◆ EXERCISE TASK
Copy out the data below as written; omit any images.

*****

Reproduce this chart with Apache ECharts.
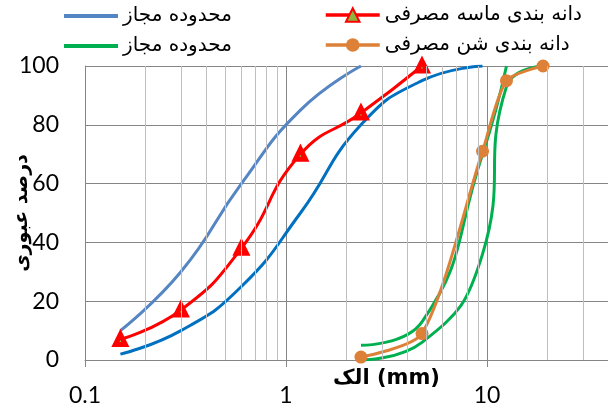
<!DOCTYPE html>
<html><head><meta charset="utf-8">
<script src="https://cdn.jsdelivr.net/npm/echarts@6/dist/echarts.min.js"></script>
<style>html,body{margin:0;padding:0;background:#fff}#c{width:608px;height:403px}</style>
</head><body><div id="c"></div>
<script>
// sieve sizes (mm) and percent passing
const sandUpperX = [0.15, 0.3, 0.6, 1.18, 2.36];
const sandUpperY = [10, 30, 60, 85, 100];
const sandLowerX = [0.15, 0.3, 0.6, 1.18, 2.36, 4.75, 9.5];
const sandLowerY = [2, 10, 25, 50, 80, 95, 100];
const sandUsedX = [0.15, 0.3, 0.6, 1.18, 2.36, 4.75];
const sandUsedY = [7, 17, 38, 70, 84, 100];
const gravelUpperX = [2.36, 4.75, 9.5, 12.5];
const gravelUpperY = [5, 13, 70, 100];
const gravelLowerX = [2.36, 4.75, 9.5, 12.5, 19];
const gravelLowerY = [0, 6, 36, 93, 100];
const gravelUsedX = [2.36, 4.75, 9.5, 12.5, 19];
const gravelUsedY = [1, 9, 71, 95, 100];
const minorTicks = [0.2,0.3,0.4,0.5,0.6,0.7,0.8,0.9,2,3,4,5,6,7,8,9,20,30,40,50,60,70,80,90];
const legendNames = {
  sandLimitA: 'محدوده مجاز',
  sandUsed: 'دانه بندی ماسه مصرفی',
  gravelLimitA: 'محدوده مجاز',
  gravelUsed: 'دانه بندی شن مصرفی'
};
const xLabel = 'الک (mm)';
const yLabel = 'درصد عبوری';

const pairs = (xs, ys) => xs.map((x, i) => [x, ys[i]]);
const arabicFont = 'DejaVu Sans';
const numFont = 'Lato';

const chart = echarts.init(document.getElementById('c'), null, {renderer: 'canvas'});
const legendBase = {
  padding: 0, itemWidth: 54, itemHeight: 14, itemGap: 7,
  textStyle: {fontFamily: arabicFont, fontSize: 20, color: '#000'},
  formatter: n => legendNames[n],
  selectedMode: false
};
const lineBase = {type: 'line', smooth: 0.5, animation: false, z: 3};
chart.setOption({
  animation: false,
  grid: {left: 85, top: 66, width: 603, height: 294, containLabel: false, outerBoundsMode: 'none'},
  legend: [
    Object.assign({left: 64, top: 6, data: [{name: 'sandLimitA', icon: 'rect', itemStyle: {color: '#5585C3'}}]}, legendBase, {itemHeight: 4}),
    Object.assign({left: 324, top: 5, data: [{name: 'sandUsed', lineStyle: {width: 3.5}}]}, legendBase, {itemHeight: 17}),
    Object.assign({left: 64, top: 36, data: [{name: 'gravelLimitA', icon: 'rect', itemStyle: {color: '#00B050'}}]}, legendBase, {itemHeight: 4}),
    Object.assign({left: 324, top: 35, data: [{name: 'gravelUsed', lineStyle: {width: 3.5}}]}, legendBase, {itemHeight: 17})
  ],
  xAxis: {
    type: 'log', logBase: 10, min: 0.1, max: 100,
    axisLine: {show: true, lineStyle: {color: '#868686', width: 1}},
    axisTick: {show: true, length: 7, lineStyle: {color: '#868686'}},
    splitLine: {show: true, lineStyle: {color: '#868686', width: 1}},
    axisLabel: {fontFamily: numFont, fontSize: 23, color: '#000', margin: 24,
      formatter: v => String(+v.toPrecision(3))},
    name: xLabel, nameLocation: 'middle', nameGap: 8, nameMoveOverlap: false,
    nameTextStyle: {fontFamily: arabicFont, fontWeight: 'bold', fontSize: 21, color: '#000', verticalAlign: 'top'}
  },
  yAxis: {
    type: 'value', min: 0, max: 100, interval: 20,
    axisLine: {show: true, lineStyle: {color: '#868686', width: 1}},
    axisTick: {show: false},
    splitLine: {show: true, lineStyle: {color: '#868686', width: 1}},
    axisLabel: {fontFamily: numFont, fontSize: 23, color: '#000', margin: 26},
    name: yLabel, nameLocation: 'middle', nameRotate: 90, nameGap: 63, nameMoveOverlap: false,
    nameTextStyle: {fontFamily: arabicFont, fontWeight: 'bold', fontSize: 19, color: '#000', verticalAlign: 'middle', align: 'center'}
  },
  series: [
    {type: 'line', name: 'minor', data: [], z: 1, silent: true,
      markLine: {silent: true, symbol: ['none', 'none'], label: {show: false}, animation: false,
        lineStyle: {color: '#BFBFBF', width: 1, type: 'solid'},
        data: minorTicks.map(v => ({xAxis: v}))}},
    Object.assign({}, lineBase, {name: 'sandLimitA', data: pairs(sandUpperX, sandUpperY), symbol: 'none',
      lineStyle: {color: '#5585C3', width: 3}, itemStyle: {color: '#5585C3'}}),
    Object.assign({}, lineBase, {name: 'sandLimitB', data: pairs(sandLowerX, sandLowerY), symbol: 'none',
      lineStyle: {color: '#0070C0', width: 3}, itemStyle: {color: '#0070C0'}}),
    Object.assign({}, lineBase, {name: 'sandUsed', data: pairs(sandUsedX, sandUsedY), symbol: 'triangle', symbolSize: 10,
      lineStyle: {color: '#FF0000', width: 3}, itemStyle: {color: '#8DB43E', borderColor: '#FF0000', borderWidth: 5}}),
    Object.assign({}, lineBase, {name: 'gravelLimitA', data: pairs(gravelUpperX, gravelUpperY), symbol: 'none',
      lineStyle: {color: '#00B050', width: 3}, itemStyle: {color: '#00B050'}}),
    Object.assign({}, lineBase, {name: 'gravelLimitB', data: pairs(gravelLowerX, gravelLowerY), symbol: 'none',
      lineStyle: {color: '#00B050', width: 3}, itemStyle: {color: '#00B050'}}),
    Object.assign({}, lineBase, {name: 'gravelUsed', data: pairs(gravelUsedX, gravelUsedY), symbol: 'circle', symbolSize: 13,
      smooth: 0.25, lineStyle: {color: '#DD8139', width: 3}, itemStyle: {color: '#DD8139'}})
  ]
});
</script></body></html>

*****

◆ FINAL RESULT
Reproduce this chart with Apache ECharts.
<!DOCTYPE html>
<html><head><meta charset="utf-8">
<script src="https://cdn.jsdelivr.net/npm/echarts@6/dist/echarts.min.js"></script>
<style>html,body{margin:0;padding:0;background:#fff}#c{width:608px;height:403px}</style>
</head><body><div id="c"></div>
<script>
// sieve sizes (mm) and percent passing
const sandUpperX = [0.15, 0.3, 0.6, 1.18, 2.36];
const sandUpperY = [10, 30, 60, 85, 100];
const sandLowerX = [0.15, 0.3, 0.6, 1.18, 2.36, 4.75, 9.5];
const sandLowerY = [2, 10, 25, 50, 80, 95, 100];
const sandUsedX = [0.15, 0.3, 0.6, 1.18, 2.36, 4.75];
const sandUsedY = [7, 17, 38, 70, 84, 100];
const gravelUpperX = [2.36, 4.75, 9.5, 12.5];
const gravelUpperY = [5, 13, 70, 100];
const gravelLowerX = [2.36, 4.75, 9.5, 12.5, 19];
const gravelLowerY = [0, 6, 36, 93, 100];
const gravelUsedX = [2.36, 4.75, 9.5, 12.5, 19];
const gravelUsedY = [1, 9, 71, 95, 100];
const minorTicks = [0.2,0.3,0.4,0.5,0.6,0.7,0.8,0.9,2,3,4,5,6,7,8,9,20,30,40,50,60,70,80,90];
const legendNames = {
  sandLimitA: 'محدوده مجاز',
  sandUsed: 'دانه بندی ماسه مصرفی',
  gravelLimitA: 'محدوده مجاز',
  gravelUsed: 'دانه بندی شن مصرفی'
};
const xLabel = 'الک (mm)';
const yLabel = 'درصد عبوری';

const pairs = (xs, ys) => xs.map((x, i) => [x, ys[i]]);
const arabicFont = 'DejaVu Sans';
const numFont = 'Lato';

const chart = echarts.init(document.getElementById('c'), null, {renderer: 'canvas'});
const legendBase = {
  padding: 0, itemWidth: 54, itemHeight: 14, itemGap: 7,
  textStyle: {fontFamily: arabicFont, fontSize: 20, color: '#000'},
  formatter: n => legendNames[n],
  selectedMode: false
};
const lineBase = {type: 'line', smooth: 0.5, animation: false, z: 3};
chart.setOption({
  animation: false,
  grid: {left: 85, top: 66, width: 603, height: 294, containLabel: false, outerBoundsMode: 'none'},
  legend: [
    Object.assign({left: 64, top: 6, data: [{name: 'sandLimitA', icon: 'rect', itemStyle: {color: '#5585C3'}}]}, legendBase, {itemHeight: 4}),
    Object.assign({left: 324, top: 5, data: [{name: 'sandUsed', lineStyle: {width: 3.5}}]}, legendBase, {itemHeight: 17}),
    Object.assign({left: 64, top: 36, data: [{name: 'gravelLimitA', icon: 'rect', itemStyle: {color: '#00B050'}}]}, legendBase, {itemHeight: 4}),
    Object.assign({left: 324, top: 35, data: [{name: 'gravelUsed', lineStyle: {width: 3.5}}]}, legendBase, {itemHeight: 17})
  ],
  xAxis: {
    type: 'log', logBase: 10, min: 0.1, max: 100,
    axisLine: {show: true, lineStyle: {color: '#868686', width: 1}},
    axisTick: {show: true, length: 7, lineStyle: {color: '#868686'}},
    splitLine: {show: true, lineStyle: {color: '#868686', width: 1}},
    axisLabel: {fontFamily: numFont, fontSize: 23, color: '#000', margin: 24,
      formatter: v => String(+v.toPrecision(3))},
    name: xLabel, nameLocation: 'middle', nameGap: 8, nameMoveOverlap: false,
    nameTextStyle: {fontFamily: arabicFont, fontWeight: 'bold', fontSize: 21, color: '#000', verticalAlign: 'top'}
  },
  yAxis: {
    type: 'value', min: 0, max: 100, interval: 20,
    axisLine: {show: true, lineStyle: {color: '#868686', width: 1}},
    axisTick: {show: false},
    splitLine: {show: true, lineStyle: {color: '#868686', width: 1}},
    axisLabel: {fontFamily: numFont, fontSize: 23, color: '#000', margin: 26},
    name: yLabel, nameLocation: 'middle', nameRotate: 90, nameGap: 63, nameMoveOverlap: false,
    nameTextStyle: {fontFamily: arabicFont, fontWeight: 'bold', fontSize: 19, color: '#000', verticalAlign: 'middle', align: 'center'}
  },
  series: [
    {type: 'line', name: 'minor', data: [], z: 1, silent: true,
      markLine: {silent: true, symbol: ['none', 'none'], label: {show: false}, animation: false,
        lineStyle: {color: '#BFBFBF', width: 1, type: 'solid'},
        data: minorTicks.map(v => ({xAxis: v}))}},
    Object.assign({}, lineBase, {name: 'sandLimitA', data: pairs(sandUpperX, sandUpperY), symbol: 'none',
      lineStyle: {color: '#5585C3', width: 3}, itemStyle: {color: '#5585C3'}}),
    Object.assign({}, lineBase, {name: 'sandLimitB', data: pairs(sandLowerX, sandLowerY), symbol: 'none',
      lineStyle: {color: '#0070C0', width: 3}, itemStyle: {color: '#0070C0'}}),
    Object.assign({}, lineBase, {name: 'sandUsed', data: pairs(sandUsedX, sandUsedY), symbol: 'triangle', symbolSize: 10,
      lineStyle: {color: '#FF0000', width: 3}, itemStyle: {color: '#8DB43E', borderColor: '#FF0000', borderWidth: 5}}),
    Object.assign({}, lineBase, {name: 'gravelLimitA', data: pairs(gravelUpperX, gravelUpperY), symbol: 'none',
      lineStyle: {color: '#00B050', width: 3}, itemStyle: {color: '#00B050'}}),
    Object.assign({}, lineBase, {name: 'gravelLimitB', data: pairs(gravelLowerX, gravelLowerY), symbol: 'none',
      lineStyle: {color: '#00B050', width: 3}, itemStyle: {color: '#00B050'}}),
    Object.assign({}, lineBase, {name: 'gravelUsed', data: pairs(gravelUsedX, gravelUsedY), symbol: 'circle', symbolSize: 13,
      smooth: 0.25, lineStyle: {color: '#DD8139', width: 3}, itemStyle: {color: '#DD8139'}})
  ]
});
</script></body></html>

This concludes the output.